Summary of Our Macro Views

Summary of Our Macro Views

Given what we see as an increased noise to signal ratio in global financial markets recently, it may be particularly helpful to summarize our views.

1.  We remain dollar bulls on a medium- and longer-term basis, but recognize that stale longs are bailing, and new momentum shorts are being established.  

2.  Since the disappointing US September jobs report, the news stream chopped the greenback’s underlying support.  The pendulum of market sentiment has swung hard against a rate hike not only this year, but pushing it into Q2 16.  The downshift in job creation has been echoed with the disappointing retail sales data.  The Beige Book also picked up some deterioration.  Nine of twelve districts reported modest or moderate growth, down from eleven previously, and the language seemed less optimistic.  Two Federal Reserve Governors, Brainard and Tarullo, have come out strongly opposed to a hike this year.  These are more important dissents than regional presidents, all of whom do not vote.  Going forward, the views of the Fed’s leadership will be particularly important.  Dudley speaks today.  He had tipped investors off early that a September rate hike had become “less compelling”.

3.  The central dollar bullish narrative was predicated on divergence.  The divergence has two phases.  The first phase is developments abroad.  Many major central banks are still easing policy, most notably the Bank of Japan and the European Central Bank.  There is scope for additional easing in China.  Australia, New Zealand, Sweden and Norway may not have finished their easing cycles either.  The second phase is the Fed raising rates.

4.  The first phase is lasting longer than we had thought, but it is continuing.  The ECB has already signaled that its asset purchase program is flexible.  It could be extended, expanded, and/or its composition changed.  It is already experimenting with changing its operations (moving toward reverse auctions rather than bidding in the market).  The ECB downgraded its growth and inflation forecasts, and earlier today ECB’s Nowotny noted that even core inflation is below target.  He suggested that more tools may be needed.  The ECB meets on October 22.  We suspect that a consensus is still being forged, and while Draghi may sound dovish, the ECB may not take fresh action.  If it does move, it may simply extend the current program, which had a soft end date September 2016.
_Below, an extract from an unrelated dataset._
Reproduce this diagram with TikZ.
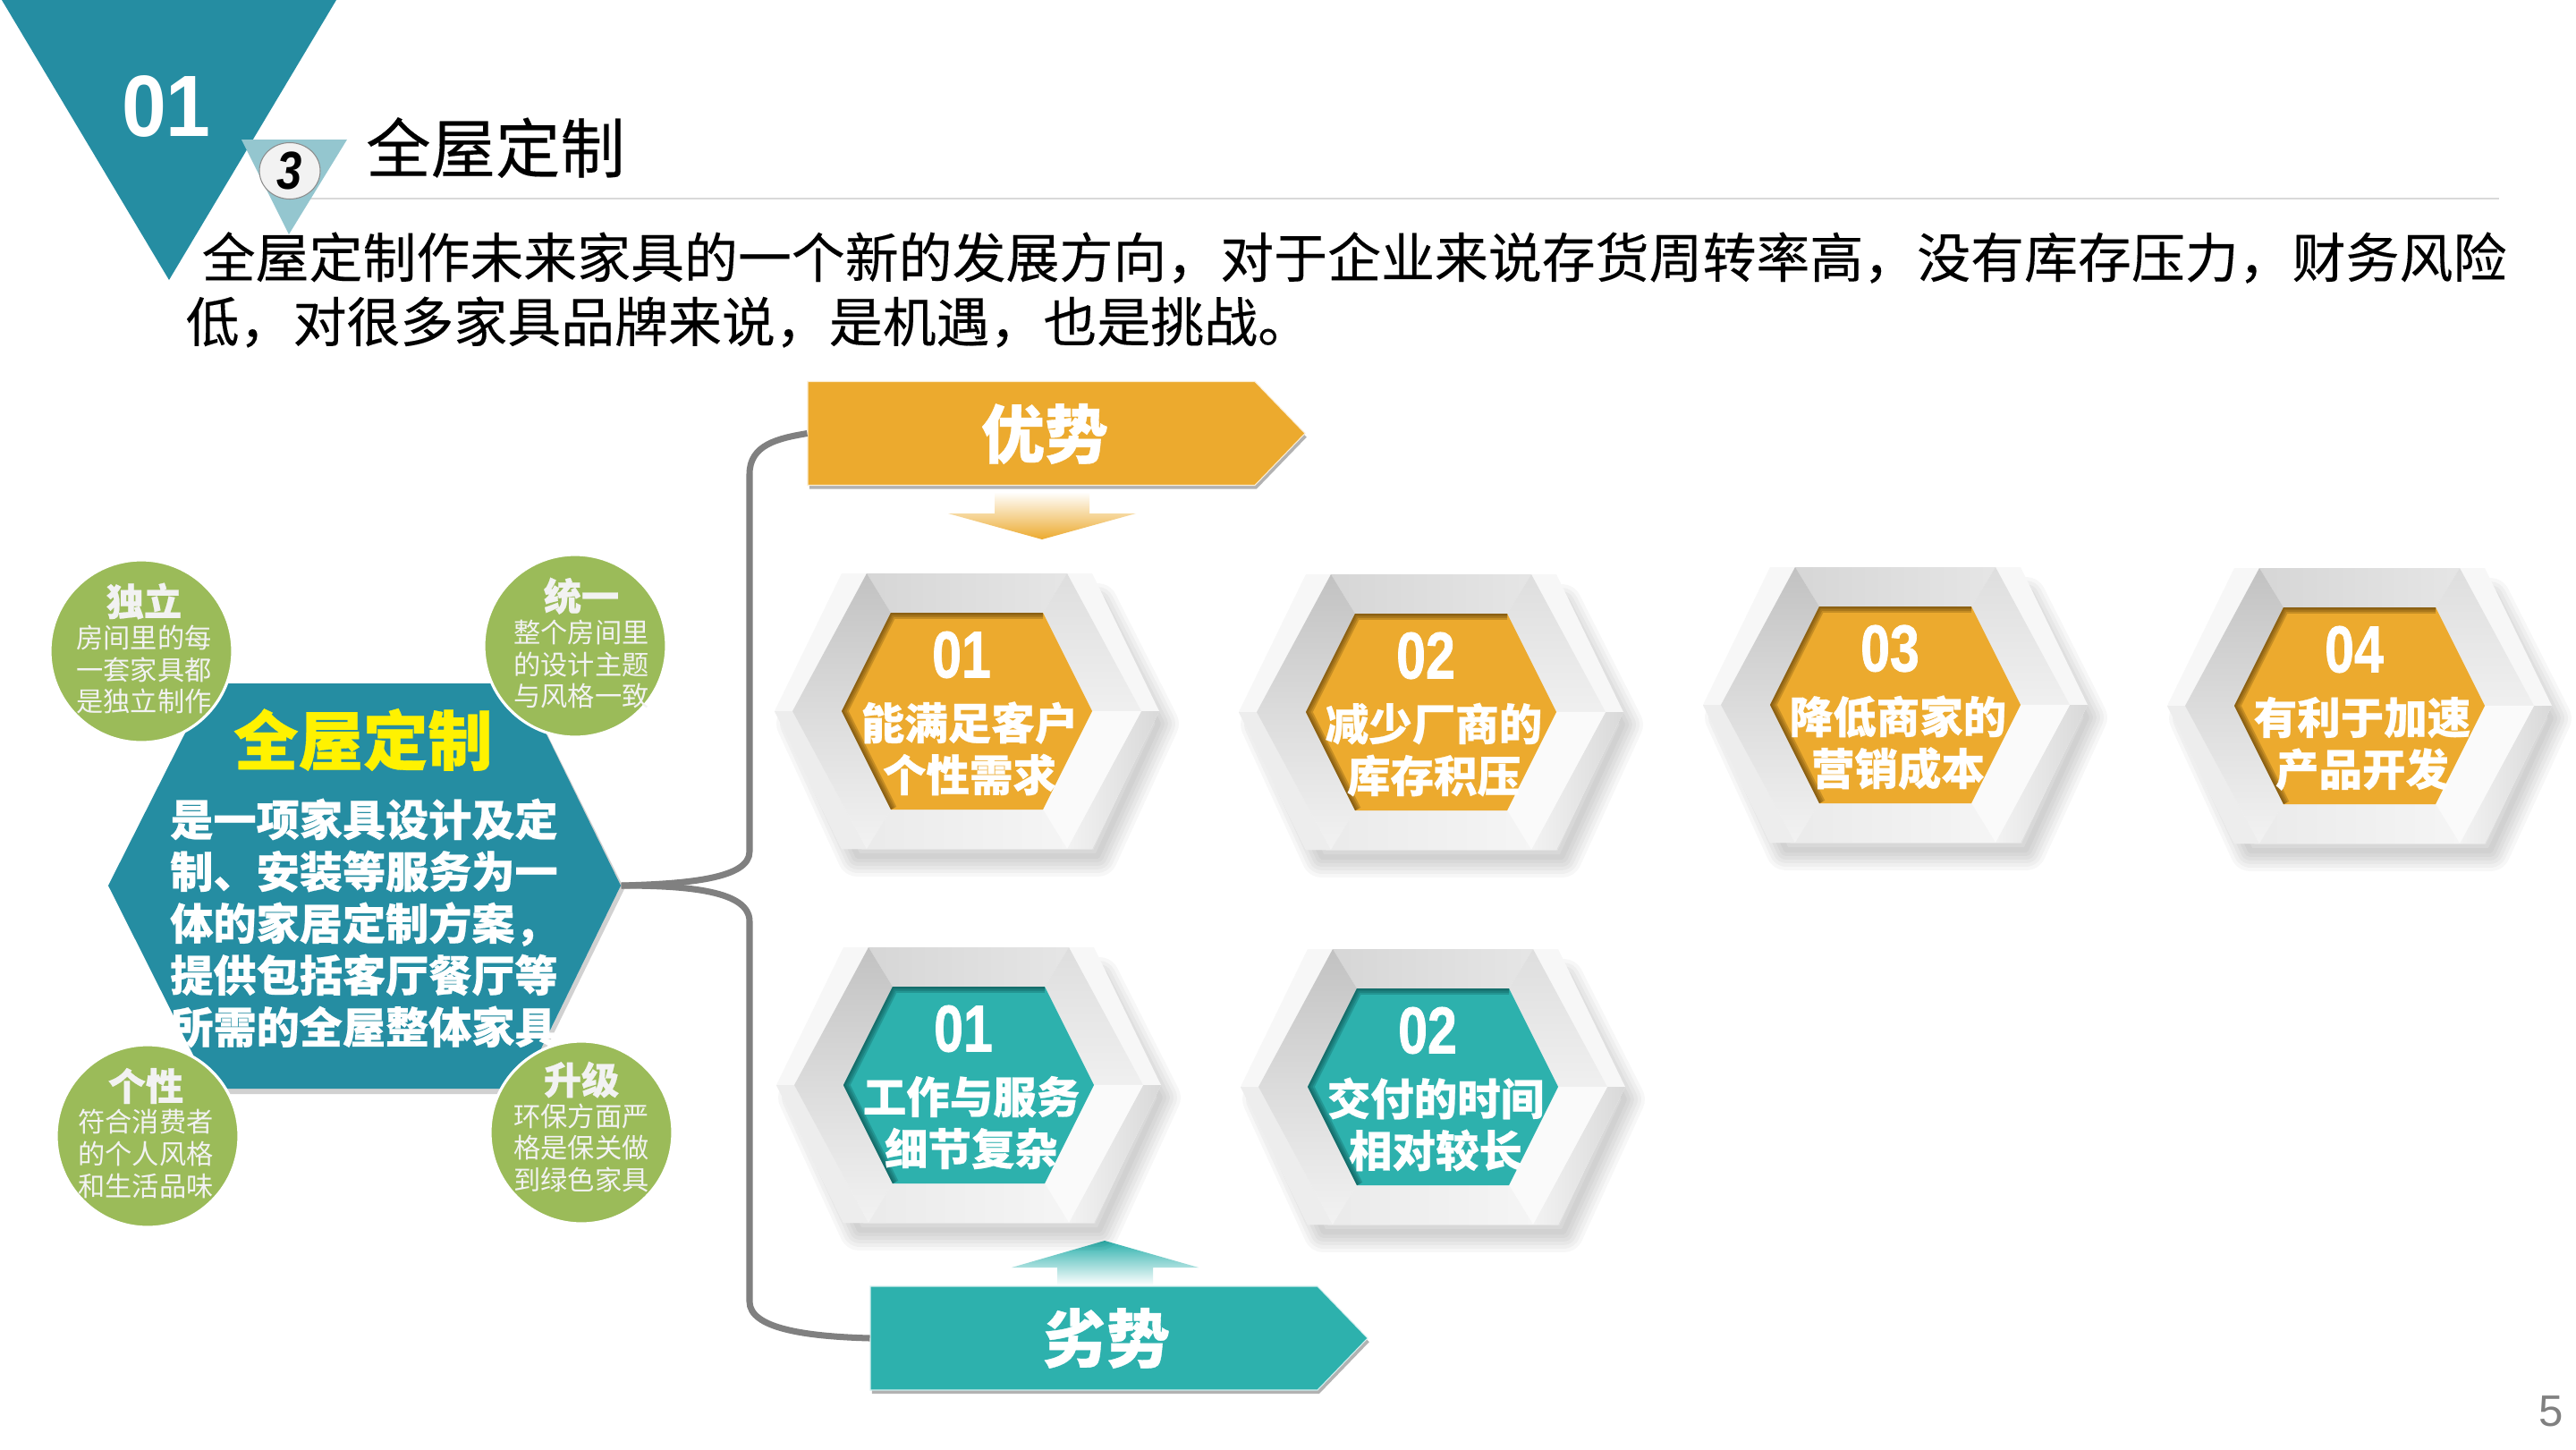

5.  The appreciation of the euro is not particularly helpful for the ECB.  On a trade-weighted basis, it is at the upper end of where has traded since the second half of January.  It is up 5.5% off its March lows.  Beyond $1.15, the market is looking at the August 24 spike to almost $1.1715.  The $1.1810 area corresponds to a 38.2% retracement of the euro’s decline that began in earnest in spring 2014.  There is also talk of interest in the $1.20 strikes on a two month view.  On the downside, the loss of $1.1350 would be the first sign that the euro move is tiring, but it may take a break of the $1.1250 area undermine the technical tone.

6. The Japanese economic data has disappointed, and many anticipate that the world’s third largest economy contracted in Q3.  Data will not be released until the middle of November.   Many anticipate the BOJ will increase its monetary support at its policy meeting at the end of the month, which is also when it raised its target to JPY80 trln from JPY60 trln last year.  However, the BOJ’s Kuroda, and the recent BOJ minutes gave no hint that policymakers were close to such a decision.

7.  The dollar has been confined to a fairly narrow trading range against the yen since late-August.  The symmetrical triangle pattern that had appeared to be carved out moved to close to the apex to be valid, but the spring continued to coil.  The Bollinger Band had narrowed to levels seen only a few times in the past, suggesting a big move was in the offing.  Today the dollar approached JPY118, its lowest level since August 24, when it spiked to almost JPY116.  Technically, a break now of JPY118 could spur a move to a marginal new low (~JPY115.50), and possibly JPY113.00.

8.  The key level to watch in the 10-year US Treasury is 1.90%. This was the low yield in August and again earlier this month.  In the S&P 500, the 2020 level is important.  It has been flirted with on an intraday basis, but a close above it is needed to lift the tone.

9.  Pushing out the expected Fed lift-off eases a weight on emerging markets.  The gains in the CRB Index are also broadly constructive.  On the other hand, the weaker US and Chinese growth profiles do not bode well.  In addition, and in contrast to the CRB Index, the Journal of Commerce/ECRI Industrial Price Index is sitting it its trough with a six-year low recorded last week.

10.  China has succeeded in stabilizing its equity market and spurring a bond market rally.  Nearly every week, officials are announcing new initiatives to make the yuan more accessible.  This week it has announced plans to extend the hours of currency trading in Shanghai to cover the European session and the North American morning.  It has closed the gap between spot and the central reference rate and between the onshore and offshore yuan.  The odds appear to be shifting in favor of the inclusion of the yuan in the IMF’s SDR basket, which is expected to be decided next month (though implementation has been delayed until September 2016).